╭─ ENTRIES PROVIDED
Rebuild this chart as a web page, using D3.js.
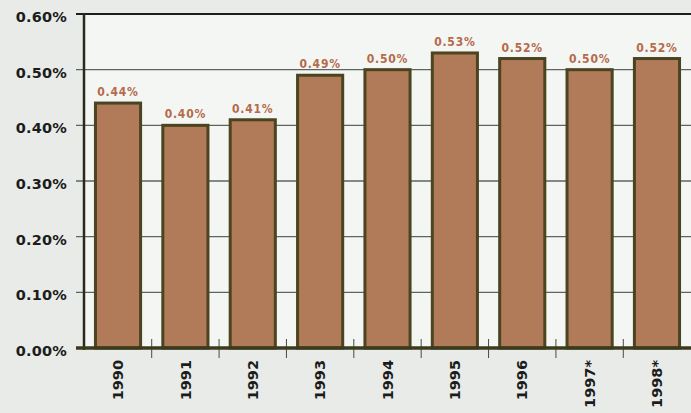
<!DOCTYPE html>
<html>
<head>
<meta charset="utf-8">
<script src="https://cdn.jsdelivr.net/npm/d3@7/dist/d3.min.js"></script>
<style>
  html, body { margin: 0; padding: 0; background: #e8ebe7; }
  svg { display: block; }
</style>
</head>
<body>
<svg id="chart" width="691" height="413"></svg>
<script>
// Yearly rate, in percent
const years = ["1990", "1991", "1992", "1993", "1994", "1995", "1996", "1997*", "1998*"];
const rates = [0.44, 0.40, 0.41, 0.49, 0.50, 0.53, 0.52, 0.50, 0.52];
const rateLabels = ["0.44%", "0.40%", "0.41%", "0.49%", "0.50%", "0.53%", "0.52%", "0.50%", "0.52%"];
const yTicks = [0, 0.1, 0.2, 0.3, 0.4, 0.5, 0.6];
const yTickLabels = ["0.00%", "0.10%", "0.20%", "0.30%", "0.40%", "0.50%", "0.60%"];

const plot = { left: 84, right: 691, top: 14, bottom: 348 };

const svg = d3.select("#chart");

const x = d3.scaleBand()
  .domain(years)
  .range([plot.left, plot.right])
  .paddingInner(0.33)
  .paddingOuter(0.17);

const y = d3.scaleLinear()
  .domain([0, 0.6])
  .range([plot.bottom, plot.top]);

// plot area background
svg.append("rect")
  .attr("x", plot.left).attr("y", plot.top)
  .attr("width", plot.right - plot.left).attr("height", plot.bottom - plot.top)
  .attr("fill", "#f4f6f3");

// horizontal gridlines (with short ticks left of the axis)
svg.append("g")
  .selectAll("line")
  .data(yTicks.filter(d => d > 0))
  .join("line")
  .attr("x1", plot.left - 8).attr("x2", plot.right)
  .attr("y1", d => y(d)).attr("y2", d => y(d))
  .attr("stroke", d => d === 0.6 ? "#1e1e1a" : "#5e6460")
  .attr("stroke-width", d => d === 0.6 ? 2 : 1.4);

// y tick labels
svg.append("g")
  .selectAll("text")
  .data(yTicks)
  .join("text")
  .attr("x", 67)
  .attr("y", d => y(d) + 3)
  .attr("dy", "0.35em")
  .attr("text-anchor", "end")
  .attr("font-family", "DejaVu Sans")
  .attr("font-weight", "bold")
  .attr("font-size", "14.5px")
  .attr("letter-spacing", "0.2px")
  .attr("fill", "#1c1c1c")
  .text((d, i) => yTickLabels[i]);

// bars
svg.append("g")
  .selectAll("rect")
  .data(years)
  .join("rect")
  .attr("x", d => x(d))
  .attr("y", (d, i) => y(rates[i]))
  .attr("width", x.bandwidth())
  .attr("height", (d, i) => y(0) - y(rates[i]))
  .attr("fill", "#b17a59")
  .attr("stroke", "#4a4420")
  .attr("stroke-width", 3);

// value labels above bars
svg.append("g")
  .selectAll("text")
  .data(years)
  .join("text")
  .attr("x", d => x(d) + x.bandwidth() / 2)
  .attr("y", (d, i) => y(rates[i]) - 7)
  .attr("text-anchor", "middle")
  .attr("font-family", "DejaVu Sans Condensed, DejaVu Sans")
  .attr("font-stretch", "condensed")
  .attr("font-weight", "bold")
  .attr("font-size", "12px")
  .attr("letter-spacing", "0.8px")
  .attr("fill", "#b46a4c")
  .text((d, i) => rateLabels[i]);

// y axis line
svg.append("line")
  .attr("x1", plot.left).attr("x2", plot.left)
  .attr("y1", plot.top - 1).attr("y2", plot.bottom + 2)
  .attr("stroke", "#2a2a1c")
  .attr("stroke-width", 2.5);

// x ticks between categories
const step = x.step();
const boundaries = years.slice(1).map(d => x(d) - (step - x.bandwidth()) / 2);
svg.append("g")
  .selectAll("line")
  .data(boundaries)
  .join("line")
  .attr("x1", d => d).attr("x2", d => d)
  .attr("y1", plot.bottom - 9).attr("y2", plot.bottom + 10)
  .attr("stroke", "#4a4a40")
  .attr("stroke-width", 1);

// baseline
svg.append("line")
  .attr("x1", plot.left - 8).attr("x2", plot.right)
  .attr("y1", y(0)).attr("y2", y(0))
  .attr("stroke", "#3c3a1e")
  .attr("stroke-width", 3.5);

// year labels, rotated
svg.append("g")
  .selectAll("text")
  .data(years)
  .join("text")
  .attr("transform", d => `translate(${x(d) + x.bandwidth() / 2},${plot.bottom + 12}) rotate(-90)`)
  .attr("dy", "0.36em")
  .attr("text-anchor", "end")
  .attr("font-family", "DejaVu Sans")
  .attr("font-weight", "bold")
  .attr("font-size", "14.5px")
  .attr("fill", "#1c1c1c")
  .text(d => d);
</script>
</body>
</html>
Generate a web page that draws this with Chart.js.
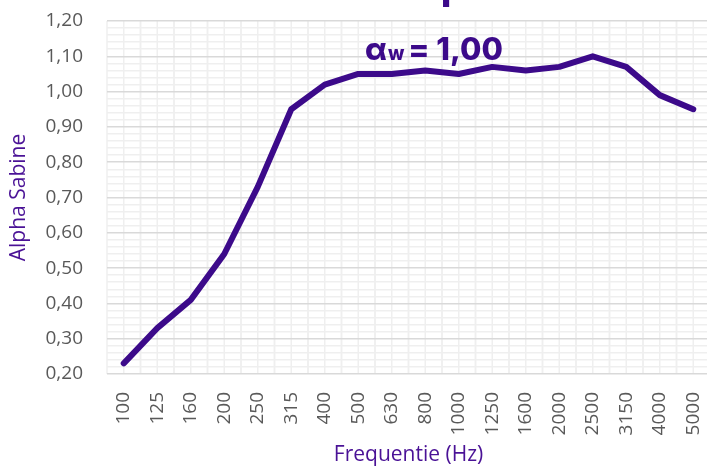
<!DOCTYPE html>
<html>
<head>
<meta charset="utf-8">
<script src="https://cdn.jsdelivr.net/npm/chart.js@4.4.0/dist/chart.umd.min.js"></script>
<style>
    html, body { margin: 0; padding: 0; background: #fff; overflow: hidden; }
    #wrap { position: relative; width: 710px; height: 468px; }
</style>
</head>
<body>
<div id="wrap"><canvas id="chart" width="710" height="468"></canvas></div>
<script>
// Frequency bands (Hz) and measured absorption
const frequencies = ['100', '125', '160', '200', '250', '315', '400', '500', '630',
                     '800', '1000', '1250', '1600', '2000', '2500', '3150', '4000', '5000'];
const alphaSabine = [0.23, 0.33, 0.41, 0.54, 0.73, 0.95, 1.02, 1.05, 1.05,
                     1.06, 1.05, 1.07, 1.06, 1.07, 1.10, 1.07, 0.99, 0.95];
const yRange = [0.20, 1.20];
const yMajorStep = 0.10;
const yMinorStep = 0.02;
const ratingText = { symbol: 'α', sub: 'w', value: '= 1,00' };

const purple = '#3c0a8a';
const tickGrey = '#595959';

const isMajor = v => Math.round(v * 100) % Math.round(yMajorStep * 100) === 0;

// white background + vertical grid (at category centres and boundaries)
const backgroundGrid = {
    id: 'backgroundGrid',
    beforeDraw(chart) {
        const { ctx, chartArea, scales } = chart;
        ctx.save();
        ctx.fillStyle = '#fff';
        ctx.fillRect(0, 0, chart.width, chart.height);
        const xs = scales.x;
        const half = (xs.getPixelForValue(1) - xs.getPixelForValue(0)) / 2;
        ctx.strokeStyle = '#efefef';
        ctx.lineWidth = 1.5;
        frequencies.forEach((f, i) => {
            const c = xs.getPixelForValue(i);
            [c - half, c, c + half].forEach(x => {
                ctx.beginPath();
                ctx.moveTo(x, chartArea.top);
                ctx.lineTo(x, chartArea.bottom);
                ctx.stroke();
            });
        });
        ctx.restore();
    }
};

// the alpha_w annotation and the clipped title above the plot
const ratingLabel = {
    id: 'ratingLabel',
    afterDatasetsDraw(chart) {
        const { ctx } = chart;
        ctx.save();
        ctx.fillStyle = purple;
        ctx.textBaseline = 'alphabetic';
        // bit of title cut off at the top edge
        ctx.font = '800 36px Inter';
        ctx.fillText('p', 441, 0);

        let x = 365;
        const base = 60;
        ctx.font = '800 31px Inter';
        ctx.fillText(ratingText.symbol, x, base);
        x += ctx.measureText(ratingText.symbol).width + 1;
        ctx.font = '800 19px Inter';
        ctx.fillText(ratingText.sub, x, base);
        x += ctx.measureText(ratingText.sub).width + 4;
        ctx.font = '800 31px Inter';
        ctx.fillText(ratingText.value, x, base);
        ctx.restore();
    }
};

new Chart(document.getElementById('chart'), {
    type: 'line',
    data: {
        labels: frequencies,
        datasets: [{
            data: alphaSabine,
            borderColor: purple,
            borderWidth: 6,
            pointRadius: 0,
            tension: 0,
            fill: false,
            borderJoinStyle: 'round',
            borderCapStyle: 'round'
        }]
    },
    options: {
        responsive: false,
        animation: false,
        devicePixelRatio: 1,
        layout: { padding: { top: 21, right: 0, left: 0, bottom: 0 } },
        plugins: {
            legend: { display: false },
            tooltip: { enabled: false }
        },
        scales: {
            x: {
                offset: true,
                grid: { display: false },
                border: { display: false },
                ticks: {
                    color: tickGrey,
                    font: { family: 'Open Sans', size: 19 },
                    minRotation: 90,
                    maxRotation: 90,
                    autoSkip: false,
                    padding: 10
                },
                title: {
                    display: true,
                    text: 'Frequentie (Hz)',
                    color: '#4a1296',
                    font: { family: 'Open Sans', size: 21 },
                    padding: { top: 0, bottom: 0 }
                },
                afterFit: s => {
                    s.height = 94;
                    s.paddingLeft = 0;
                    s.paddingRight = 0;
                }
            },
            y: {
                min: yRange[0],
                max: yRange[1],
                border: { display: false },
                grid: {
                    drawTicks: false,
                    color: c => isMajor(c.tick.value) ? '#d9d9d9' : '#efefef',
                    lineWidth: 1.5
                },
                ticks: {
                    stepSize: yMinorStep,
                    autoSkip: false,
                    color: tickGrey,
                    font: { family: 'Open Sans', size: 19 },
                    padding: 24,
                    callback: v => isMajor(v) ? v.toFixed(2).replace('.', ',') : ''
                },
                title: {
                    display: true,
                    text: 'Alpha Sabine',
                    color: '#4a1296',
                    font: { family: 'Open Sans', size: 21 },
                    padding: { top: 6, bottom: 0 }
                },
                afterFit: s => {
                    s.width = 107;
                    s.paddingTop = 0;
                    s.paddingBottom = 0;
                }
            }
        }
    },
    plugins: [backgroundGrid, ratingLabel]
});
</script>
</body>
</html>
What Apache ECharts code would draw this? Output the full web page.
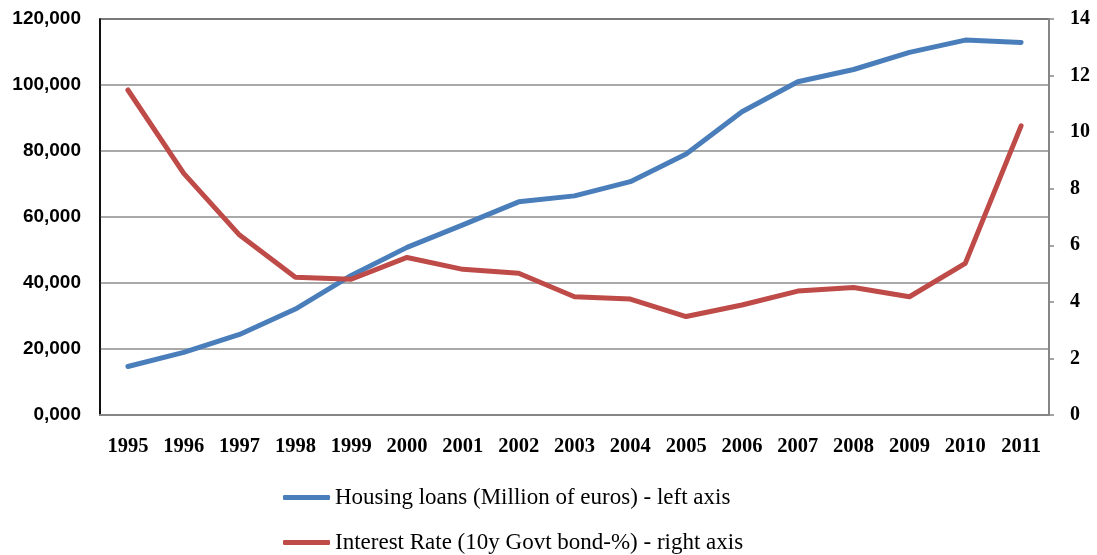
<!DOCTYPE html>
<html>
<head>
<meta charset="utf-8">
<script src="https://cdn.jsdelivr.net/npm/echarts@6/dist/echarts.min.js"></script>
<style>html,body{margin:0;padding:0;background:#fff}#c{width:1097px;height:555px}</style>
</head>
<body>
<div id="c"></div>
<script>
const years = ['1995','1996','1997','1998','1999','2000','2001','2002','2003','2004','2005','2006','2007','2008','2009','2010','2011'];
const housingLoans = [14700, 19000, 24400, 32100, 42300, 50800, 57600, 64600, 66400, 70700, 79100, 91900, 101000, 104700, 109900, 113600, 112900];
const interestRate = [11.49, 8.54, 6.36, 4.87, 4.80, 5.57, 5.15, 5.01, 4.18, 4.10, 3.48, 3.89, 4.38, 4.51, 4.18, 5.36, 10.22];
const seriesNames = ['Housing loans (Million of euros) - left axis', 'Interest Rate (10y Govt bond-%) - right axis'];

const chart = echarts.init(document.getElementById('c'), null, {renderer: 'canvas'});
const legendText = {fontFamily: '"Liberation Serif", serif', fontSize: 23, color: '#000'};
chart.setOption({
  animation: false,
  grid: {left: 100, right: 48, top: 19, bottom: 140, show: true, borderColor: '#000', borderWidth: 1.5, containLabel: false},
  legend: [
    {data: [seriesNames[0]], left: 283, top: 486, padding: 0, orient: 'vertical', itemWidth: 47, itemHeight: 5, icon: 'roundRect', itemGap: 6, textStyle: legendText},
    {data: [seriesNames[1]], left: 283, top: 531, padding: 0, orient: 'vertical', itemWidth: 47, itemHeight: 5, icon: 'roundRect', itemGap: 6, textStyle: legendText}
  ],
  xAxis: {
    type: 'category', data: years, boundaryGap: true,
    axisLine: {lineStyle: {color: '#868686', width: 2}},
    axisTick: {show: false},
    axisLabel: {margin: 21, fontFamily: '"Liberation Serif", serif', fontWeight: 'bold', fontSize: 20.5, color: '#000', interval: 0}
  },
  yAxis: [
    {
      type: 'value', min: 0, max: 120000, interval: 20000,
      axisLine: {show: true, lineStyle: {color: '#000', width: 1.5}},
      axisTick: {show: false},
      splitLine: {lineStyle: {color: '#8c8c8c', width: 1.5}},
      axisLabel: {margin: 19, fontFamily: '"Liberation Sans", Arial, sans-serif', fontWeight: 'bold', fontSize: 19, color: '#000',
        formatter: v => Math.round(v / 1000) + ',000'}
    },
    {
      type: 'value', min: 0, max: 14, interval: 2, position: 'right',
      axisLine: {show: true, lineStyle: {color: '#868686', width: 2}},
      axisTick: {show: true, length: 5, inside: false, lineStyle: {color: '#868686', width: 1.5}},
      splitLine: {show: false},
      axisLabel: {margin: 21, fontFamily: '"Liberation Serif", serif', fontWeight: 'bold', fontSize: 20, color: '#000'}
    }
  ],
  series: [
    {name: seriesNames[0], type: 'line', yAxisIndex: 0, data: housingLoans, showSymbol: false, symbol: 'none',
      lineStyle: {color: '#4A7EBB', width: 5, cap: 'round', join: 'round'}, itemStyle: {color: '#4A7EBB'}},
    {name: seriesNames[1], type: 'line', yAxisIndex: 1, data: interestRate, showSymbol: false, symbol: 'none',
      lineStyle: {color: '#BE4B48', width: 5, cap: 'round', join: 'round'}, itemStyle: {color: '#BE4B48'}}
  ]
});
</script>
</body>
</html>
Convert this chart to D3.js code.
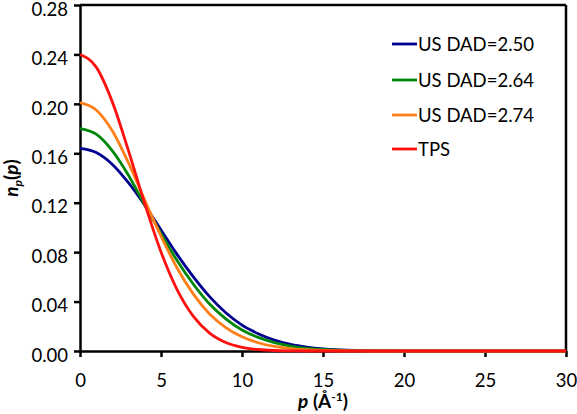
<!DOCTYPE html>
<html><head><meta charset="utf-8">
<script src="https://cdn.jsdelivr.net/npm/d3@7"></script>
<style>body{margin:0;background:#fff;} svg{display:block;} text{font-family:Lato,"Open Sans",sans-serif;}</style>
</head><body>
<script>
const pValues = [0,1,2,3,4,5,6,7,8,9,10,11,12,13,14,15,16,17,18,20,30];
const usDad250 = [0.164,0.1606,0.151,0.136,0.118,0.098,0.078,0.060,0.044,0.031,0.021,0.014,0.0088,0.0053,0.0031,0.0017,0.0009,0.0004,0.0002,0,0];
const usDad264 = [0.180,0.1755,0.162,0.142,0.118,0.095,0.073,0.054,0.038,0.026,0.017,0.011,0.0068,0.004,0.0022,0.0012,0.0006,0.0003,0.0001,0,0];
const usDad274 = [0.201,0.195,0.178,0.152,0.122,0.093,0.067,0.046,0.030,0.019,0.0115,0.0067,0.0037,0.002,0.001,0.0005,0.0002,0.0001,0,0,0];
const tps      = [0.240,0.2297,0.2014,0.1617,0.119,0.0802,0.0495,0.028,0.0145,0.0069,0.003,0.0012,0.0004,0.0001,0,0,0,0,0,0,0];
const seriesNames = ["US DAD=2.50","US DAD=2.64","US DAD=2.74","TPS"];
const seriesColors = ["#00008f","#00870a","#ff7f1a","#ff1010"];
const xTicks = [0,5,10,15,20,25,30];
const yTicks = [0,0.04,0.08,0.12,0.16,0.20,0.24,0.28];

const W=577,H=414;
const svg=d3.select("body").append("svg").attr("width",W).attr("height",H);
const x=d3.scaleLinear().domain([0,30]).range([80,566]);
const y=d3.scaleLinear().domain([0,0.28]).range([351,5]);

// frame top/right
svg.append("line").attr("x1",x(0)).attr("x2",x(30)).attr("y1",y(0.28)).attr("y2",y(0.28)).attr("stroke","#000").attr("stroke-width",2.5);
svg.append("line").attr("x1",x(30)).attr("x2",x(30)).attr("y1",y(0.28)).attr("y2",y(0)).attr("stroke","#000").attr("stroke-width",2.5);

const xAxis=svg.append("g").attr("transform",`translate(0,${y(0)})`)
  .call(d3.axisBottom(x).tickValues(xTicks).tickSize(6).tickSizeOuter(0).tickFormat(d3.format("d")));
const yAxis=svg.append("g").attr("transform",`translate(${x(0)},0)`)
  .call(d3.axisLeft(y).tickValues(yTicks).tickSize(6).tickSizeOuter(0).tickFormat(d3.format(".2f")));
[xAxis,yAxis].forEach(g=>{
  g.select(".domain").attr("stroke","#000").attr("stroke-width",2.5);
  g.selectAll(".tick line").attr("stroke","#000").attr("stroke-width",2.5);
  g.selectAll(".tick text").attr("fill","#000").style("font-size","18.5px").style("font-family","Lato, 'Open Sans', sans-serif");
});
xAxis.selectAll(".tick text").attr("dy","0").attr("y",36);
yAxis.selectAll(".tick text").attr("x",-12).attr("dy","0.55em");

const allSeries=[usDad250,usDad264,usDad274,tps];
const line=d3.line().x((d,i)=>x(pValues[i])).y(d=>y(d)).curve(d3.curveMonotoneX);
allSeries.forEach((s,k)=>{
  svg.append("path").datum(s).attr("d",line).attr("fill","none").attr("stroke",seriesColors[k]).attr("stroke-width",2.8);
});

// legend
const legY=[44,80,115,149];
seriesNames.forEach((n,k)=>{
  svg.append("line").attr("x1",392).attr("x2",417).attr("y1",legY[k]).attr("y2",legY[k]).attr("stroke",seriesColors[k]).attr("stroke-width",2.8);
  svg.append("text").attr("x",418).attr("y",legY[k]).attr("dy","0.36em").style("font-size","18.5px").attr("fill","#000").text(n);
});

// x axis title
const xt=svg.append("text").attr("x",323).attr("y",408).attr("text-anchor","middle").style("font-size","19px").style("font-weight","bold").attr("fill","#000");
xt.append("tspan").style("font-style","italic").text("p");
xt.append("tspan").text(" (Å");
xt.append("tspan").attr("dy",-7).style("font-size","12px").text("-1");
xt.append("tspan").attr("dy",7).text(")");

// y axis title
const yt=svg.append("text").attr("transform","translate(18,178) rotate(-90)").attr("text-anchor","middle").style("font-size","19px").style("font-weight","bold").attr("fill","#000");
yt.append("tspan").style("font-style","italic").text("n");
yt.append("tspan").attr("dy",4).style("font-size","12px").style("font-style","italic").text("p");
yt.append("tspan").attr("dy",-4).text("(");
yt.append("tspan").style("font-style","italic").text("p");
yt.append("tspan").text(")");
</script>
</body></html>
╰─
## INSTRUCTIONS TO FOLLOW
Retype, word for word, only the lines from the one containing "Convert this chart to D3.js code." through the one containing "const y=d3.scaleLinear().domain([0,0.28]).range([351,5]);", both included, and leave out any pictures.

## RESULT FOR THIS EXERCISE
Convert this chart to D3.js code.
<!DOCTYPE html>
<html><head><meta charset="utf-8">
<script src="https://cdn.jsdelivr.net/npm/d3@7"></script>
<style>body{margin:0;background:#fff;} svg{display:block;} text{font-family:Lato,"Open Sans",sans-serif;}</style>
</head><body>
<script>
const pValues = [0,1,2,3,4,5,6,7,8,9,10,11,12,13,14,15,16,17,18,20,30];
const usDad250 = [0.164,0.1606,0.151,0.136,0.118,0.098,0.078,0.060,0.044,0.031,0.021,0.014,0.0088,0.0053,0.0031,0.0017,0.0009,0.0004,0.0002,0,0];
const usDad264 = [0.180,0.1755,0.162,0.142,0.118,0.095,0.073,0.054,0.038,0.026,0.017,0.011,0.0068,0.004,0.0022,0.0012,0.0006,0.0003,0.0001,0,0];
const usDad274 = [0.201,0.195,0.178,0.152,0.122,0.093,0.067,0.046,0.030,0.019,0.0115,0.0067,0.0037,0.002,0.001,0.0005,0.0002,0.0001,0,0,0];
const tps      = [0.240,0.2297,0.2014,0.1617,0.119,0.0802,0.0495,0.028,0.0145,0.0069,0.003,0.0012,0.0004,0.0001,0,0,0,0,0,0,0];
const seriesNames = ["US DAD=2.50","US DAD=2.64","US DAD=2.74","TPS"];
const seriesColors = ["#00008f","#00870a","#ff7f1a","#ff1010"];
const xTicks = [0,5,10,15,20,25,30];
const yTicks = [0,0.04,0.08,0.12,0.16,0.20,0.24,0.28];

const W=577,H=414;
const svg=d3.select("body").append("svg").attr("width",W).attr("height",H);
const x=d3.scaleLinear().domain([0,30]).range([80,566]);
const y=d3.scaleLinear().domain([0,0.28]).range([351,5]);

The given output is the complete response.